Smoldering ignition using a concentrated solar irradiation spot

Abstract

Ignition of materials by a point source of heating plays an important role in initiating many structure and wildland fires, such as spotting by hot particles, lightning, laser, and concentrated irradiation. Herein, we study the smoldering ignition of tissue paper by a concentrated sunlight spot with heat fluxes up to 780 kW/m2, which is focused by a transparent glass sphere. The diameter of the sunlight spot on the paper sample ranges from 1.5 to 20.0 mm by varying the paper position within the focal length, where a smaller spot has a larger intensity of sunlight irradiation. The measured minimum spot irradiation for smoldering ignition is not a constant and is much higher than 11 kW/m2 measured in a traditional cone-calorimeter test.
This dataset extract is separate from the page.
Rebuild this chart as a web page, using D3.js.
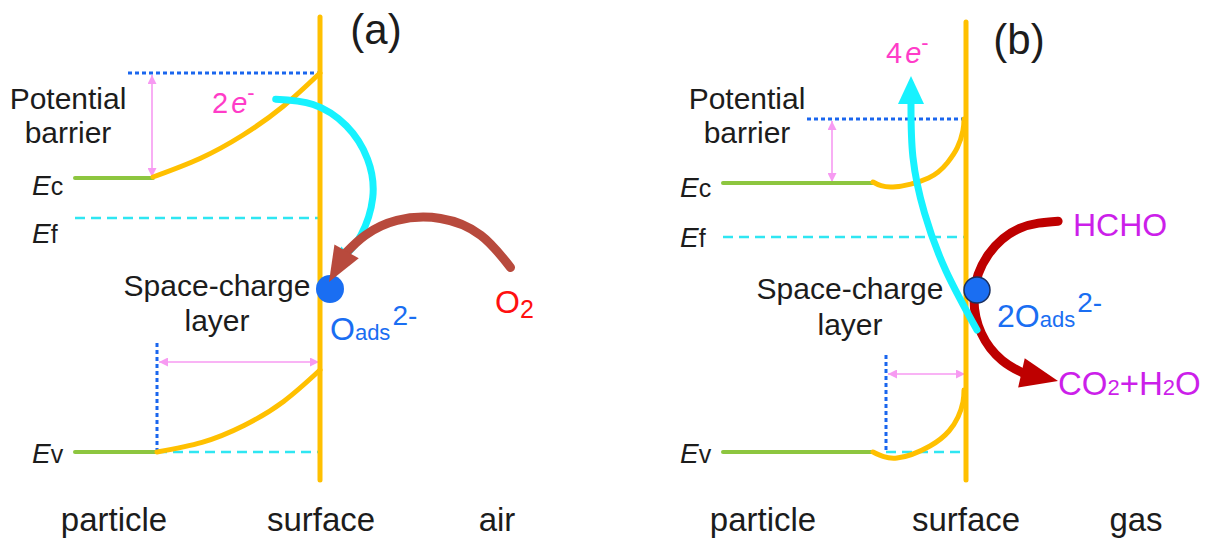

As the diameter of the irradiation spot decreases from 20 to 1.5 mm, the minimum irradiation for smoldering ignition increases from 17.5 to 205 kW/m2, and the ignition energy increases from 0.084 to 2.0 MJ/m2. A simplified heat transfer analysis reveals that the lateral conductive cooling within the fuel becomes dominant for a smaller spot ignition area. This work ultimately quantifies the potential fire risk from concentrated sunlight spots and helps elucidate the underlying mechanisms leading to smoldering ignition.